I don’t see this celebrity treatment spread across the races. What instead I am forced to witness is the presence of Black male bodies in children’s lives being equated to good fatherhood. Just the mere presence. Without taking away from amazing displays of black fatherhood, can we be critical of how we treat black fathers because of this fascinating premise that they are somehow extinct. See, when you make something extinct in pop culture, the mere presence of it begins to take on a supernatural, mythological encounter. It becomes fascinating. It becomes…good.

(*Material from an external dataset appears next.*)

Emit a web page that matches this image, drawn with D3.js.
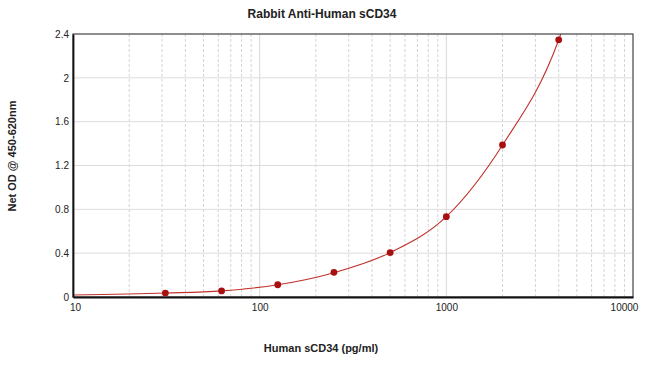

But often times, what I’m seeing from a few (by no means all or a lot) Black fathers is a piss poor display of personhood let alone a complete, stellar father hood performance. When I see some of these men, I am forced to witness an inability to be emotionally supportive without being physically abusive. I am forced to witness men who don’t understand that their every move with be imitated and internalized whether their children are allowed to be fully expressive of that or not. I am forced to witness some fathers who find it an extension of their manhood to behave in a patriarchal and oppressive manner to women who they deem worthy of verbal harassment, misogyny, adultery, and abuse. What I am forced to witness is the display of bags of Nike shoes and Ralph Lauren coats as shows of affection rather than too many hugs, too many kisses, and infinite time reading, going to the zoo, and going on vacations. I witness an inability to teach boys how to be productive citizens, energetic, and creative without calling them names like ‘bad.’ What I am witnessing is an inability to teach girls how to also be productive citizens, energetic, and creative without filling their head with stereotypes on what girls should and shouldn’t do.
The reality is, is that the ability to purchase designer clothes, fancy jackets, and making weekend trips to visit children while they are playing violent video games has been the benchmark for success of Black fatherhood. This has got to end. It is not helpful to anyone.
The very best of Black fatherhood is something that I get to witness all the time and I am proud that this is the norm and not the exception. I am happy that I get to see Black men who are consistently in their children’s lives providing as much or at times more support mentally and emotionally to their children’s well being than anyone else. I am happy that I know wonderfully well adjusted Black children who get to see dedicated Black fathers who wash dishes, do laundry, go to work, read them stories at night, and pick them up when they fall regardless of their age and their gender. I am proud that I get to see Black men who are deeply invested in the quality of the children’s school and are sitting up at night thinking about what college their children will get in to. I am proud that I get to hear Black men speak to their children fair and diplomatically. I am equally as excited to see Black men teaching their children how to have a sense of agency as I am to see them teach their children patience. I am glad I get to see Black men who let their children see them vulnerable, and in loving, healthy relationship and do not subscribe to this substandard of Black fatherhood.
What I believe will be praised in Black fatherhood is that which should be praised in humanity. Good will and deep commitment to that which is seen and not seen. We have to do more than give the gold to anybody. We have to give the gold to those who finish the race, compelled to be the very best whose ever done it.